Since China has more exports to the United States than the United States to China, China will inevitably suffer greater during the early stages of a trade war. But if the conflict continues, the war zone will expand from the current commodity trade to the areas affecting service industry, direct investment and enterprises that both have the other’s existence. Looking at all the wars in history we could conclude that, at first, whoever initiates the war always thinks he will be the winner. But once the war started, it’s easy to be out of control, so the best way is to negotiate and resolve the issues after both have suffered a certain loss.

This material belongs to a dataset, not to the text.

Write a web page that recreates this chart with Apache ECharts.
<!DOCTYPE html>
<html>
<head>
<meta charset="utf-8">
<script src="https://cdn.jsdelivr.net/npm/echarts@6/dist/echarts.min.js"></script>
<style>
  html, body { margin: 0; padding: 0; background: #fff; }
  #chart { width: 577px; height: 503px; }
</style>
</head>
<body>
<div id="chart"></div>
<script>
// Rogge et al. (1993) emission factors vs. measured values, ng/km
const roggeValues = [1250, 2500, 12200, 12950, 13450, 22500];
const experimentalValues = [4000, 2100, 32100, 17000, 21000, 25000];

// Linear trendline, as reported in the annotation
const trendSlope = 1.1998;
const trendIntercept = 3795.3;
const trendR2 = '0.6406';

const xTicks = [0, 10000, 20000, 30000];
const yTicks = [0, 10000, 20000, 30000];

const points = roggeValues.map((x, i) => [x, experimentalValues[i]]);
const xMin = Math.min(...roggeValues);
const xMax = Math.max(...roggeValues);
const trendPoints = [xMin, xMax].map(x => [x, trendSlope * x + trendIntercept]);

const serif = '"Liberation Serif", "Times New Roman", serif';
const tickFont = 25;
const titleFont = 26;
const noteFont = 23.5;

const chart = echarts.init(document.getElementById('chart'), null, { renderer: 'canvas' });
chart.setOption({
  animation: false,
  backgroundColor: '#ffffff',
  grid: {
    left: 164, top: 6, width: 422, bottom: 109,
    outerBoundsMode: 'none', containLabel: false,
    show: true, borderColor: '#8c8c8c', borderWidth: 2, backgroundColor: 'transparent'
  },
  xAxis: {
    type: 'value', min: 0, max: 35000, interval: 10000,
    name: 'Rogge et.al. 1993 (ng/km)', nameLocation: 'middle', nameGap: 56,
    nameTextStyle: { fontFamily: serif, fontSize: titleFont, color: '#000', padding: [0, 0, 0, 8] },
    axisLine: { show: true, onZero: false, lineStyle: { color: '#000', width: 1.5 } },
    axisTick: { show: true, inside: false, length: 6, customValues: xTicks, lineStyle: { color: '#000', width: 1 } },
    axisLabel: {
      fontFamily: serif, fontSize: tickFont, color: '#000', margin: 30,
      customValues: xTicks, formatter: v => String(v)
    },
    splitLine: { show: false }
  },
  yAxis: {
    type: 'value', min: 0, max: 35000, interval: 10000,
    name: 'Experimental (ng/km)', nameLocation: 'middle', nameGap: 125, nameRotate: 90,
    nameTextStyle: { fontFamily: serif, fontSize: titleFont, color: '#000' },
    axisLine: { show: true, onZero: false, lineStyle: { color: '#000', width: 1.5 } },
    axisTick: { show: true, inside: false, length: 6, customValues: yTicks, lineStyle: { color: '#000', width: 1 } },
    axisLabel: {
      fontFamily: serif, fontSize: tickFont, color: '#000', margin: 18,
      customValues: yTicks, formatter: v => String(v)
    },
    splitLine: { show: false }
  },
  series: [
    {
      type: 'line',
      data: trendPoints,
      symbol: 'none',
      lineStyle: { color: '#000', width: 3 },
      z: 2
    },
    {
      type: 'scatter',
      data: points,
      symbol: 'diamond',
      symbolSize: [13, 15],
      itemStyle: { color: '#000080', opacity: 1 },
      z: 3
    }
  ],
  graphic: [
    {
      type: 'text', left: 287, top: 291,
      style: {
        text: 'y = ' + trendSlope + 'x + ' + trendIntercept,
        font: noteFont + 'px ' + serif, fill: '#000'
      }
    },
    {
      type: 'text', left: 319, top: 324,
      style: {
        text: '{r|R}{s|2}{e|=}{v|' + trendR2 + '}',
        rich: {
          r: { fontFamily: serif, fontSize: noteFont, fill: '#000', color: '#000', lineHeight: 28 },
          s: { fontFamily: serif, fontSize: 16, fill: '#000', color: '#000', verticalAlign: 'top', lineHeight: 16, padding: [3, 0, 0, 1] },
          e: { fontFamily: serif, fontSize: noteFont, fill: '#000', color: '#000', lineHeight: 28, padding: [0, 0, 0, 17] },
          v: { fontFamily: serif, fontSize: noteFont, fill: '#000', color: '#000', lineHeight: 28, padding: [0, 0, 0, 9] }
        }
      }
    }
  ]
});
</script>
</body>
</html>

The future development of RMB exchange rate should be following its natural flow -- to depreciate when devaluation is happening. Compared with maintaining the normal operation of the domestic economy, maintaining an exchange rate does not weigh much. The trade war should be considered for sure, but it is more important for China to watch the scope and scale of its economic policy adjustment. In response to the trade war, China’s monetary policy has shifted from moderate and tight-oriented to moderately loose. How the future depreciation of RMB will be depends on not only the changes in the export situation, but also the internal need for economic stability.